Every historical instance of this full syndrome has been associated
with an
ongoing or immediately impending recession.
The
components (which I’ve reordered
for simplicity) are:
1:
Widening credit spreads: An
increase over the past 6 months in either the spread between commercial
paper
and 3-month Treasury yields, or between the Dow Corporate Bond Index
yield and
10-year Treasury yields.
2:
Falling stock prices: S&P 500
below its level of 6 months earlier.

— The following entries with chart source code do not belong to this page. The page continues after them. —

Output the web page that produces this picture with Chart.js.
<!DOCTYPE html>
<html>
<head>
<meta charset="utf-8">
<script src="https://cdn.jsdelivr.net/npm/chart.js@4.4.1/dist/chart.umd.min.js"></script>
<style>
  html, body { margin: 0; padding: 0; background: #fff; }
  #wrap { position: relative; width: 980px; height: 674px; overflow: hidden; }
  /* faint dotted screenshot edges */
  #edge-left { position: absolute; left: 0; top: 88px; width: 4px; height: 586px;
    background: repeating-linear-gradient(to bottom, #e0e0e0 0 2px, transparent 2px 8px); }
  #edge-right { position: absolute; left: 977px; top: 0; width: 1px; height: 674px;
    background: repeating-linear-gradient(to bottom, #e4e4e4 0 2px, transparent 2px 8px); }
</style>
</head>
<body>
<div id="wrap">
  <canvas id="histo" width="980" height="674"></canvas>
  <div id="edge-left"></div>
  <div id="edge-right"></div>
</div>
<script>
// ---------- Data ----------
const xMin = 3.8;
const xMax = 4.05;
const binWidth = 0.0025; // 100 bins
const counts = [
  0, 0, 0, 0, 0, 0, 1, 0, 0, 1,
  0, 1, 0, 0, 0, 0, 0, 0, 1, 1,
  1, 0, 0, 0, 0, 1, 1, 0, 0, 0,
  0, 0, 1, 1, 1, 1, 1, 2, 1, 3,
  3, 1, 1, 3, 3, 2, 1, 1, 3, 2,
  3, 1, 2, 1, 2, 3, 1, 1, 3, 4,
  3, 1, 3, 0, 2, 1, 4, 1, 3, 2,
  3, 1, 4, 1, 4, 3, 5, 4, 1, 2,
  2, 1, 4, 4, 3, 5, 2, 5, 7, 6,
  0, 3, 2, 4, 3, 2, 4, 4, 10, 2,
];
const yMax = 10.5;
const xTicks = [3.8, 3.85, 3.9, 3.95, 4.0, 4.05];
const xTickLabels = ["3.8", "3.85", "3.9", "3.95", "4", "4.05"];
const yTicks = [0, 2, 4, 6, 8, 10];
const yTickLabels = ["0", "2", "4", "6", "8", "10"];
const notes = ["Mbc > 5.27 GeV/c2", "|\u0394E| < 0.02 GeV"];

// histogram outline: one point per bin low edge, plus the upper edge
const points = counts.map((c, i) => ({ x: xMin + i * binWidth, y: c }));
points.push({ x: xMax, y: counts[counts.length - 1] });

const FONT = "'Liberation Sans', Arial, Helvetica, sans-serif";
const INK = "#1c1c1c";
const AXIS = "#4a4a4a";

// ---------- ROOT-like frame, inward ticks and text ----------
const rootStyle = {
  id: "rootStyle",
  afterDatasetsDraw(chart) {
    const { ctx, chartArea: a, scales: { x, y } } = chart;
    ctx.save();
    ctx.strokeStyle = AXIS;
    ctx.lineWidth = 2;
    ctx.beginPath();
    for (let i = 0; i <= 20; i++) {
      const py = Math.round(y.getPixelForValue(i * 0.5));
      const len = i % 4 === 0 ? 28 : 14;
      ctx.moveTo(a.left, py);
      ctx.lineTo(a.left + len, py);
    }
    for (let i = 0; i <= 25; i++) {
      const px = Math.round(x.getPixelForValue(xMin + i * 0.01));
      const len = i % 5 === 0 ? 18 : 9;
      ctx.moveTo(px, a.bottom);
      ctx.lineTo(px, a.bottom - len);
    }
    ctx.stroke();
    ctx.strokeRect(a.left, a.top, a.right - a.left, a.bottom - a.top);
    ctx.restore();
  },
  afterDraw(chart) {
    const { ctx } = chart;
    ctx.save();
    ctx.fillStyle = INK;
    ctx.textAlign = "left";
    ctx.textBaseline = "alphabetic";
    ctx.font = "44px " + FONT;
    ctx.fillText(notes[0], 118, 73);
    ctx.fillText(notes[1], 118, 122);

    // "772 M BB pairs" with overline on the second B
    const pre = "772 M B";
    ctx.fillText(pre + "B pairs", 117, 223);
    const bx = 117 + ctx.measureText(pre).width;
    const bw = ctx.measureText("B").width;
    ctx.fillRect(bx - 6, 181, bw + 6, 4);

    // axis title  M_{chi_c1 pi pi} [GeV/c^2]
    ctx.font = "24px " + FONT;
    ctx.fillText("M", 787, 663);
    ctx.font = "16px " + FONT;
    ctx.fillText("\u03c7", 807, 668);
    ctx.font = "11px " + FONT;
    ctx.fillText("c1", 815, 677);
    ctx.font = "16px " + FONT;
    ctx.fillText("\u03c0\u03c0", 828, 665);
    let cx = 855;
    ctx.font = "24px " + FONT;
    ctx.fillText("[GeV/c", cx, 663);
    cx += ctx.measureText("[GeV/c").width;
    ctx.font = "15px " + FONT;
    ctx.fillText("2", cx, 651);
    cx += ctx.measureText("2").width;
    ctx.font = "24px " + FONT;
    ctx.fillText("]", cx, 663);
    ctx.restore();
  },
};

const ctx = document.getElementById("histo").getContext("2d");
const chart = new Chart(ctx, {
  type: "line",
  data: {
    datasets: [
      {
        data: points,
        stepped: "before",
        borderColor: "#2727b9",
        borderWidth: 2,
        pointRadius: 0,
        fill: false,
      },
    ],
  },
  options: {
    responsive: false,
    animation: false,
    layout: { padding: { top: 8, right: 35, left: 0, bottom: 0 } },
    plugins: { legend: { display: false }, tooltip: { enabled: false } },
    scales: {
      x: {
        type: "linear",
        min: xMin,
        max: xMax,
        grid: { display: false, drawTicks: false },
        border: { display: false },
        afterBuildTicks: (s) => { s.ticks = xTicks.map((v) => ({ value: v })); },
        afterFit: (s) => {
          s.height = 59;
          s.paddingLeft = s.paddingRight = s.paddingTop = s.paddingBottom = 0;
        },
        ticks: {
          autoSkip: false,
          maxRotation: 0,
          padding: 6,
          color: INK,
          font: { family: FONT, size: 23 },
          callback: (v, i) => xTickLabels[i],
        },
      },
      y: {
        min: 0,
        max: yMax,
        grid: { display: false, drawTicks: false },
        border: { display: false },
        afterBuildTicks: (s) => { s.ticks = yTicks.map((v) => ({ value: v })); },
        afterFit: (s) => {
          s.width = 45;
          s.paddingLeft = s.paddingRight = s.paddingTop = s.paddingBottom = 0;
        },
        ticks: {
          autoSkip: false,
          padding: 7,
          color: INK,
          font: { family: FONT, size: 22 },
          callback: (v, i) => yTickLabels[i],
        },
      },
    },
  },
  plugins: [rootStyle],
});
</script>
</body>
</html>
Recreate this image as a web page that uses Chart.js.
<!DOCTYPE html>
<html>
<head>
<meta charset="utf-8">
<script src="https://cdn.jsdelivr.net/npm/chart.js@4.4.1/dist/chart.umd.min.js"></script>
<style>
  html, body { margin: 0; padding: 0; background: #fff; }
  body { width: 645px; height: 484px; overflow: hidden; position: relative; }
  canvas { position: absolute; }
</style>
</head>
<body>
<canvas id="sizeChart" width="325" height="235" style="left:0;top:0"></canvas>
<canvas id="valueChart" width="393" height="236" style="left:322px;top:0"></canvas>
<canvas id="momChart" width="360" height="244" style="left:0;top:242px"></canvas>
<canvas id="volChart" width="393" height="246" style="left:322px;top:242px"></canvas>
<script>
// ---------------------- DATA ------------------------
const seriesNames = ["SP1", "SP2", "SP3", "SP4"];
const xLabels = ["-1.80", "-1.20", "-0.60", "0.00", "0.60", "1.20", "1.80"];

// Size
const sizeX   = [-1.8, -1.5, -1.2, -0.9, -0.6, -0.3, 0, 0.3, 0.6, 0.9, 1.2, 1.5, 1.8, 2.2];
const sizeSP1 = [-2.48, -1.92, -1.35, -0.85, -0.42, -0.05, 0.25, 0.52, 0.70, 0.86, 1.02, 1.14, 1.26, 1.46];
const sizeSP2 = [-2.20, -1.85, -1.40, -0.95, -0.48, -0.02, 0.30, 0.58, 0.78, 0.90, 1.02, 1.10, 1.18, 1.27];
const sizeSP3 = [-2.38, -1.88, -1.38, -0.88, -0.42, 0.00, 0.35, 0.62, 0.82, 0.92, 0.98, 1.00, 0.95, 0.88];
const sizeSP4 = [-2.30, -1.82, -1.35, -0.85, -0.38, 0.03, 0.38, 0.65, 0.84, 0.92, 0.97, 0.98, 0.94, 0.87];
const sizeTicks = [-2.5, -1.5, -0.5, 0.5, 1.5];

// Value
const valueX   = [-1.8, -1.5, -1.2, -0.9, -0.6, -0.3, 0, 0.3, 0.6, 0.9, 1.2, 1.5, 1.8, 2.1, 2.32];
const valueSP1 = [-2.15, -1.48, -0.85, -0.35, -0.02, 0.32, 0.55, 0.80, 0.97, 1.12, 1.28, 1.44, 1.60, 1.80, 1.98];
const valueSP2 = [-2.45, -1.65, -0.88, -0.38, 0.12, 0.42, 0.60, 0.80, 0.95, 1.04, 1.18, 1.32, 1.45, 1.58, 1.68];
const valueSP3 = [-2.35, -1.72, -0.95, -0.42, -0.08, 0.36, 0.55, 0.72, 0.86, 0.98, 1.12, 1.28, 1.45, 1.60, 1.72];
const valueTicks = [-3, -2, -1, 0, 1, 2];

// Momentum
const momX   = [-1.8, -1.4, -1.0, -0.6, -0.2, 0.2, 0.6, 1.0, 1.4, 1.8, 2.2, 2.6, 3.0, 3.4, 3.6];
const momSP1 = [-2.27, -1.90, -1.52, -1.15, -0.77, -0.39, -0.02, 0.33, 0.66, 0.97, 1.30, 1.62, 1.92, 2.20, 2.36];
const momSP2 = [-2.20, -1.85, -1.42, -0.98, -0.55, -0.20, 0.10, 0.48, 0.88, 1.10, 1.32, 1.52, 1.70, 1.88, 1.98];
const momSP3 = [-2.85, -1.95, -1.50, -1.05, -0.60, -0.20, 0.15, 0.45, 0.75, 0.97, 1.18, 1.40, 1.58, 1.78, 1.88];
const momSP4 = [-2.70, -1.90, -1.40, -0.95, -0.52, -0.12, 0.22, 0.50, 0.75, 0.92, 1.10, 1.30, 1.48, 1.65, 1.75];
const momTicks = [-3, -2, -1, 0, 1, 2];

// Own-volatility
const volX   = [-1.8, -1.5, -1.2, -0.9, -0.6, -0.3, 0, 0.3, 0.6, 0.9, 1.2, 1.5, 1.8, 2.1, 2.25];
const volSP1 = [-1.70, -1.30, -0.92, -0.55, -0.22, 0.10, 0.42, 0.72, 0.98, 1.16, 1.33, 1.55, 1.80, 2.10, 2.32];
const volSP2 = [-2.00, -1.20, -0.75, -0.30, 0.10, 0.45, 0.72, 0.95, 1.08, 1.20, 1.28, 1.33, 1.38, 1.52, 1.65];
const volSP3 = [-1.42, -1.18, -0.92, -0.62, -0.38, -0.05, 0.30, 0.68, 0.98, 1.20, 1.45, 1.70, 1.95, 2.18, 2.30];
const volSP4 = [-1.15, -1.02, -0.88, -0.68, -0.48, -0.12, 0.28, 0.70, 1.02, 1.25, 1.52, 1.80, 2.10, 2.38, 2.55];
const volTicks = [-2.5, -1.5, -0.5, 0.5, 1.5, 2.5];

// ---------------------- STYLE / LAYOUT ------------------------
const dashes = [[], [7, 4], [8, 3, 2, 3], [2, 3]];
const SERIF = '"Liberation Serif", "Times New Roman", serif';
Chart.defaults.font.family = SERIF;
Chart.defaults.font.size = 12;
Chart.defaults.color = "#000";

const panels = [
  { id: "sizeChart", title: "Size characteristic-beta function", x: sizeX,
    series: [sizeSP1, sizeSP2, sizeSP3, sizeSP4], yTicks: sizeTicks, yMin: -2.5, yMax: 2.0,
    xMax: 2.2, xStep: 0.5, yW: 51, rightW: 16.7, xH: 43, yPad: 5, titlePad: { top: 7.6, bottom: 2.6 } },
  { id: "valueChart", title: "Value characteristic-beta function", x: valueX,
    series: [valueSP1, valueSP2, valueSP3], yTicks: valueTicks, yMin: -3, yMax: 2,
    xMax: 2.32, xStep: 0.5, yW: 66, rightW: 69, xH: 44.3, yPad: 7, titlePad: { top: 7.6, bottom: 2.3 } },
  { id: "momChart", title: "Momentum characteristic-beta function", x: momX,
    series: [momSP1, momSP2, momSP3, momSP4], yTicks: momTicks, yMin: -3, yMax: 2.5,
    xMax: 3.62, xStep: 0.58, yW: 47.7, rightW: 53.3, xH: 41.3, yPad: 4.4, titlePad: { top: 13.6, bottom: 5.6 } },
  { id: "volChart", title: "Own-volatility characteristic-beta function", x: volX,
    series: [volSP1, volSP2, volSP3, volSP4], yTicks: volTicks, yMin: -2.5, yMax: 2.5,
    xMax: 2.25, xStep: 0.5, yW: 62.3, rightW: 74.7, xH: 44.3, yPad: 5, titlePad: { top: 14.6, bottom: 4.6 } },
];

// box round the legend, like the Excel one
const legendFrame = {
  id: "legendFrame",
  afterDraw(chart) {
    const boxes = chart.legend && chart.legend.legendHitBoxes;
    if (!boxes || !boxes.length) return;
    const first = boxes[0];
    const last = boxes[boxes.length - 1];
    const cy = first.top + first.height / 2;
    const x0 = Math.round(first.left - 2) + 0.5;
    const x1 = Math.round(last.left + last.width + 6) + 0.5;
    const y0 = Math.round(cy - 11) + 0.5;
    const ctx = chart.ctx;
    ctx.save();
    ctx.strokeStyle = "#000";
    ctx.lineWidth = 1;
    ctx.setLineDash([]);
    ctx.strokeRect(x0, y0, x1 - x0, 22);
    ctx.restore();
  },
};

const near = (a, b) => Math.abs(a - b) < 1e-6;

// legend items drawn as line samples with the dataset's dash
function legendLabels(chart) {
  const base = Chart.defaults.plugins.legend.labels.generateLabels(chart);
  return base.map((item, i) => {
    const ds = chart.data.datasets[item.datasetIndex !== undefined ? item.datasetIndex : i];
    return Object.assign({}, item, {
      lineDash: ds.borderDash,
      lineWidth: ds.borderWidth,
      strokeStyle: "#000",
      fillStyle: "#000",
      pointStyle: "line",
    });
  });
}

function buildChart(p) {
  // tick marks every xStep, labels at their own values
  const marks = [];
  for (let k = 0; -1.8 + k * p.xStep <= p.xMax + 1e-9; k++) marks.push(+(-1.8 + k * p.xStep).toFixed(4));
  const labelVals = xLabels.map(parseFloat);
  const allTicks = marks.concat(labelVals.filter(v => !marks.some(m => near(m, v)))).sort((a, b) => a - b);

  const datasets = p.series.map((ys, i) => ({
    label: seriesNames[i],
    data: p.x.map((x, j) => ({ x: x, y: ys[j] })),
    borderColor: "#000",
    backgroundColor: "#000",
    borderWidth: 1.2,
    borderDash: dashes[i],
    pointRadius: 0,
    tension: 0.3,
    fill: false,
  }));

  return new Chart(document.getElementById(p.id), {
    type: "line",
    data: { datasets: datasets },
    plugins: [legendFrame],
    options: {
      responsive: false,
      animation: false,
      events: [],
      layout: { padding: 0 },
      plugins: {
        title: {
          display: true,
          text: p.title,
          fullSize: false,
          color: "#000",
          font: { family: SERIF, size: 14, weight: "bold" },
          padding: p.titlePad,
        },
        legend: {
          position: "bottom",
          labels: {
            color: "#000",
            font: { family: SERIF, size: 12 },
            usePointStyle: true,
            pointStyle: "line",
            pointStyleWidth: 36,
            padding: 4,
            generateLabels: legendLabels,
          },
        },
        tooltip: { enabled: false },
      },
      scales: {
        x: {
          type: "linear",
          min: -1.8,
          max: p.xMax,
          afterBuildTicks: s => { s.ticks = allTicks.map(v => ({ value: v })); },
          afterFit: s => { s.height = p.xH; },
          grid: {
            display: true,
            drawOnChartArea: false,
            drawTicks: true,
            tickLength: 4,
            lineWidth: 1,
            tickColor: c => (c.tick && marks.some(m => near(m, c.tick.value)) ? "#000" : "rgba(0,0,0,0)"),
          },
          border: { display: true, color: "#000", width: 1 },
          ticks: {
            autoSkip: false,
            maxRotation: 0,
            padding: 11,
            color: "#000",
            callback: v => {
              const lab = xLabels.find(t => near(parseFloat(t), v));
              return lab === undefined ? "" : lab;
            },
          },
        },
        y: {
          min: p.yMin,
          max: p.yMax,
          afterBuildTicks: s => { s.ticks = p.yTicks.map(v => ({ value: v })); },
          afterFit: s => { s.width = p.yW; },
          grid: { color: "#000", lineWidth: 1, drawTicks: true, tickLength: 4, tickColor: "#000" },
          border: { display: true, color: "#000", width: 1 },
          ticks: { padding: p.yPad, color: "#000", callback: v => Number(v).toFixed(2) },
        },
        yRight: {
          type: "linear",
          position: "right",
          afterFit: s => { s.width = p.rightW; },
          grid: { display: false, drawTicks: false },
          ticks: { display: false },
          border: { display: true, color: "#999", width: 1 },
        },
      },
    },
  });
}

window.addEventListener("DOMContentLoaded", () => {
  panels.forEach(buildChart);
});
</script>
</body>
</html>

This is not terribly unusual by
itself,
which is why people say that market declines have called 11 of the past
6
recessions, but falling stock prices are very important as part of the
broader
syndrome.
3:
Weak ISM Purchasing Managers Index:
PMI below 50, or,
3:
(alternate): Moderating ISM and
employment growth: PMI below 54, coupled with slowing employment
growth: either
total nonfarm employment growth below 1.3% over the preceding year
(this is a
figure that Marty Zweig noted in a Barron’s piece many years ago), or
an
unemployment rate up 0.4% or more from its 12-month low.
4:
Moderate or flat yield curve:
10-year Treasury yield no more than 2.5% above 3-month Treasury yields
if
condition 3 is in effect, or any difference of less than 3.1% if
3(alternate)
is in effect (again, this criterion doesn’t create a strong risk of
recession
in and of itself).
At
present, both measures of credit
spreads in condition 1 are widening, the S&P 500 is within
about one
percent of its level 6 months ago, the Purchasing Managers Index is at
55.3%,
total nonfarm payrolls have grown by only 0.8% over the past year, the
unemployment rate is up 0.4% from its March 2011 low, and the Treasury
yield
spread is just 2.7%. From the standpoint of this composite, we would
require
only modest deterioration in stock prices and the ISM index to produce
serious
recession concerns.
Wells
Fargo’s senior economist Mark
Vitner reiterated the point last week, noting that since 1950,
year-over-year
growth in real GDP has dipped below 2% on 12 occasions. In 10 of those
instances, the economy was already in recession or quickly entered one.
The
exceptions were 1956 and 2003.
For
our part, we’ve always believed
that the strongest evidence is obtained by combining multiple data
points into
a single “gestalt.” So I have difficulty concluding that the U.S. is on
the
verge of recession simply because the year-over-year growth rate has
stalled.
At the same time, we are closely monitoring a much broader set of data,
because
the deterioration has been very rapid. I should be clear - the evidence
is not
yet convincing that a recession is imminent, but it is also important
to
recognize that the developing risks are greater than most investors
seem to
assume at present.
Definition
of Recession
The
NBER, which is the official
arbiter of recessions describes recessions this way.
The
NBER does not define a recession
in terms of two consecutive quarters of decline in real GDP. Rather, a
recession is a significant decline in economic activity spread across
the
economy, lasting more than a few months, normally visible in real GDP,
real
income, employment, industrial production, and wholesale-retail sales.
“Sufficient”
Does Not Mean “Necessary”
Two
declining quarters of GDP is a
“sufficient” recession condition, however, not even one quarter of
declining
real GDP is a “necessary” condition.
The
recession that started in November
of 2007 did not have one full quarter of declining Real GDP growth.
Those
waiting for contraction before
they concede the US is in recession may wake up one day and discover,
just as
happened in 2008, that the recession was 1/3 over before they saw it
“coming”.
Indeed, some recessions may not be spotted until they are already over.
Might
the US be in recession now?
One
thing is for sure: At a minimum,
the US is certainly on the border of one. Economist Dave Rosenberg
raised his
odds of recession this week from 99% to 100%. That is how certain he is.
For
the average guy on the street out
of work and unable to find any job, the last recession never ended.